February 11, 2020
Congress Can and Should Take Action on the ERA
Linda Coberly leads the Appellate & Critical Motions Practice of Winston & Strawn LLP and serves as Chair of the ERA Coalition’s Legal Task Force.
This week, the House of Representatives will take up H. J. Res. 79, which would remove the time limit on ratification of the Equal Rights Amendment. The recent ratifications by Nevada, Illinois, and Virginia have put the practice of imposing time limits to the test, and a lawsuit by the Attorneys General of those three states challenges the time limit’s effectiveness. Whatever happens in the litigation, however, it remains clear that Congress has broad power over the ratification process—so much so that to a great extent, its judgments are not even subject to judicial review. Congress can and should act now to remove the time limit, honoring the expressed will of those three states and the many others—now 38 in all—that have voted in favor of constitutional equality.
Much has been made of Justice Ruth Bader Ginsburg’s recent comments about the Equal Rights Amendment, in which she expressed a preference that the ratification process “start over.” Importantly, Justice Ginsburg did not comment about the pending legislation to remove the time limit, or about the pending lawsuit by the state Attorneys General. Judges do not comment on pending or forthcoming lawsuits—and for good reason. In our constitutional system, judges do not resolve issues in the abstract; they reserve judgment until they have seen and heard the arguments for each side, presented by counsel in an adversary proceeding. Justice Ginsburg did not cross this important line. What she expressed was a preference for a “new beginning” in the face of the “controversy” over what she called the “late comers,” as well as the handful of states that have voted to rescind. To be sure, the existence of this controversy is undeniable and unfortunate. In 2020, there should be no controversy about the Equal Rights Amendment. That is precisely why members of Congress plan to take an important step to resolve it by removing the time limit altogether.

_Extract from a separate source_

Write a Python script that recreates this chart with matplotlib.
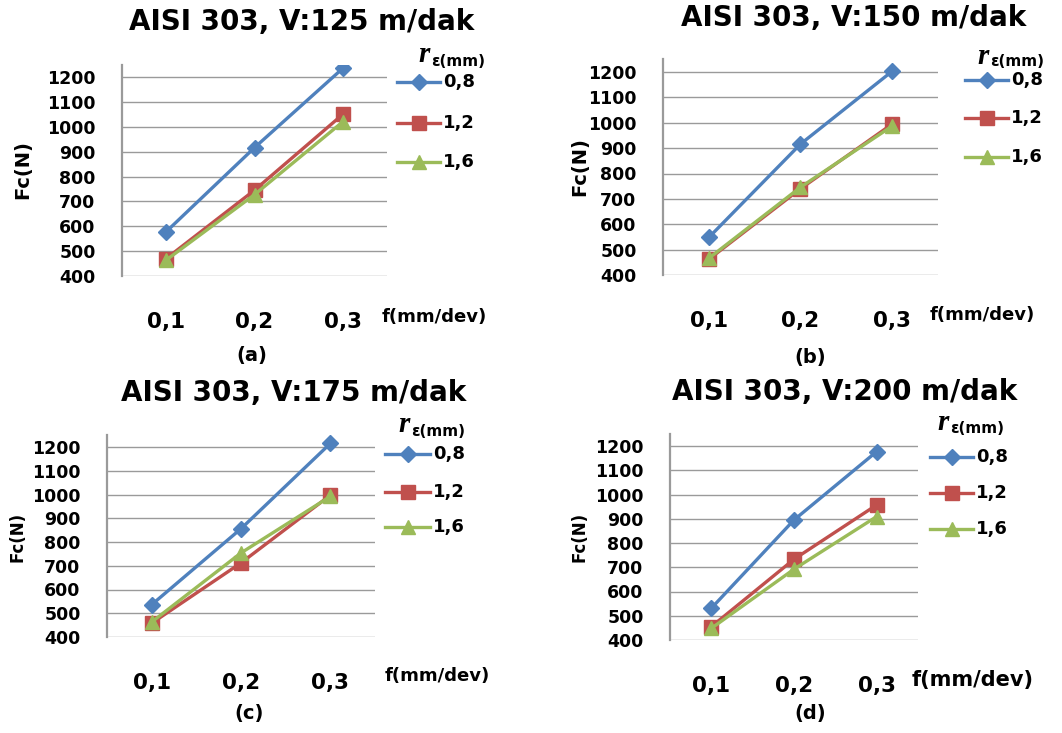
import matplotlib
matplotlib.use("Agg")
import matplotlib.pyplot as plt
from matplotlib.lines import Line2D

W, H = 1062, 733

# Categories and series labels
feeds = ["0,1", "0,2", "0,3"]
radii = ["0,8", "1,2", "1,6"]
speeds = [125, 150, 175, 200]
panel_tags = ["(a)", "(b)", "(c)", "(d)"]

# Cutting force Fc (N) for each cutting speed and nose radius
fc_125_r08 = [578, 916, 1235]
fc_125_r12 = [470, 745, 1050]
fc_125_r16 = [464, 727, 1020]

fc_150_r08 = [548, 916, 1203]
fc_150_r12 = [462, 740, 995]
fc_150_r16 = [466, 746, 987]

fc_175_r08 = [536, 856, 1215]
fc_175_r12 = [458, 712, 997]
fc_175_r16 = [463, 754, 992]

fc_200_r08 = [531, 895, 1177]
fc_200_r12 = [455, 733, 957]
fc_200_r16 = [448, 692, 909]

series_by_panel = [
    [fc_125_r08, fc_125_r12, fc_125_r16],
    [fc_150_r08, fc_150_r12, fc_150_r16],
    [fc_175_r08, fc_175_r12, fc_175_r16],
    [fc_200_r08, fc_200_r12, fc_200_r16],
]

yticks = list(range(400, 1201, 100))

colors = ["#4F81BD", "#C0504D", "#9BBB59"]
markers = ["D", "s", "^"]
msizes = [8.0, 9.5, 10.0]

# Layout in pixels: plot left, right, y of 400, y of 1200
geom = [
    (122, 387, 276, 77),
    (663, 938, 275, 72),
    (107, 375, 637, 447),
    (670, 918, 640, 446),
]
title_pos = [(302, 22), (854, 18), (294, 393), (845, 392)]
tag_pos = [(252, 355), (810, 357), (249, 713), (810, 713)]
ylab_pos = [(23, 170), (580, 167), (18, 537), (580, 537)]
ylab_size = [14, 14, 12, 12]
xname_pos = [(382, 317), (930, 315), (385, 676), (912, 680)]
xname_size = [13, 13, 13, 15]
leg_line_x = [(397, 440), (965, 1008), (385, 430), (930, 973)]
leg_rows = [(82, 123, 162), (80, 118, 157), (454, 492, 527), (457, 493, 529)]
leg_title_x = [418, 977, 398, 937]
leg_title_y = [55, 56, 425, 423]


def fx(x):
    return x / W


def fy(y):
    return 1 - y / H


fig = plt.figure(figsize=(W / 100, H / 100), dpi=100)
fig.patch.set_facecolor("white")

grid_color = "#9A9A9A"

for i in range(4):
    left, right, y400, y1200 = geom[i]
    per100 = (y400 - y1200) / 8.0
    ytop = y1200 - per100 / 2.0
    ax = fig.add_axes([fx(left), fy(y400), (right - left) / W, (y400 - ytop) / H])
    ax.set_facecolor("white")
    xs = list(range(len(feeds)))
    for vals, c, m, ms in zip(series_by_panel[i], colors, markers, msizes):
        ax.plot(xs, vals, color=c, lw=2.4, marker=m, ms=ms,
                markerfacecolor=c, markeredgecolor=c, zorder=3,
                solid_capstyle="round")
    ax.set_xlim(-0.5, len(feeds) - 0.5)
    ax.set_ylim(400, 1250)
    ax.set_yticks(yticks)
    ax.set_yticklabels([str(v) for v in yticks], fontsize=12.5, fontweight="bold")
    ax.set_xticks(xs)
    ax.set_xticklabels(feeds, fontsize=15.5, fontweight="bold")
    ax.tick_params(axis="y", length=0, pad=19)
    ax.tick_params(axis="x", length=0, pad=26)
    for v in yticks:
        ax.axhline(v, color=grid_color, lw=1.0, zorder=1)
    for s in ["top", "right", "bottom"]:
        ax.spines[s].set_visible(False)
    ax.spines["left"].set_color(grid_color)
    ax.spines["left"].set_linewidth(1.6)

    tx, ty = title_pos[i]
    fig.text(fx(tx), fy(ty), f"AISI 303, V:{speeds[i]} m/dak", ha="center",
             va="center", fontsize=20, fontweight="bold")
    gx, gy = tag_pos[i]
    fig.text(fx(gx), fy(gy), panel_tags[i], ha="center", va="center",
             fontsize=14, fontweight="bold")
    lx, ly = ylab_pos[i]
    fig.text(fx(lx), fy(ly), "Fc(N)", ha="center", va="center", rotation=90,
             fontsize=ylab_size[i], fontweight="bold")
    nx, ny = xname_pos[i]
    fig.text(fx(nx), fy(ny), "f(mm/dev)", ha="left", va="center",
             fontsize=xname_size[i], fontweight="bold")

    # legend
    x0, x1 = leg_line_x[i]
    for r, yy, c, m, ms in zip(radii, leg_rows[i], colors, markers, msizes):
        fig.add_artist(Line2D([fx(x0), fx(x1)], [fy(yy), fy(yy)], color=c,
                              lw=2.4, transform=fig.transFigure))
        fig.add_artist(Line2D([fx((x0 + x1) / 2)], [fy(yy)], color=c,
                              marker=m, ms=ms, markeredgecolor=c,
                              transform=fig.transFigure))
        fig.text(fx(x1 + 3), fy(yy), r, ha="left", va="center", fontsize=13,
                 fontweight="bold")
    rx = leg_title_x[i]
    ry = leg_title_y[i]
    fig.text(fx(rx), fy(ry), "r", ha="left", va="center", fontsize=21,
             fontweight="bold", style="italic", family="Liberation Serif")
    fig.text(fx(rx + 13), fy(ry + 6), "ε(mm)", ha="left", va="center",
             fontsize=11, fontweight="bold")

fig.savefig("out.png", dpi=100, facecolor="white")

The arguments in support of the current efforts are powerful. The time limit on the ERA does not appear in the body of the amendment itself; Congress chose to place it in the accompanying joint resolution. Through this choice, Congress reserved for itself the power to change it, under the familiar premise that one Congress cannot bind future Congresses. Congress made such a change in 1978, extending the time limit by another three years. And it can do so again now. Doing so would eliminate the argument that the validity of the Equal Rights Amendment depends on something other than Article V of the Constitution, which states in plain text that an amendment “shall be valid to all intents and purposes, as part of this Constitution, when ratified by the legislatures of three fourths of the several States.”
On the merits of the Equal Rights Amendment, Justice Ginsburg’s views are clear. Although she acknowledges the progress that has been made over many years, she recognizes the limits of that progress, even under the 14th Amendment’s Equal Protection Clause. She also notes that even if the ERA were merely symbolic at this point, “it is a very important symbol.” After all, every Constitution written in the world since 1950—even Afghanistan’s—contains a provision equivalent to the ERA. In testimony in support of H. J. Res. 79, scholar and former dean of Stanford Law School Kathleen Sullivan explained that the absence of an equal rights guarantee from our Constitution is a “national embarrassment.” Congress now has the power to correct it.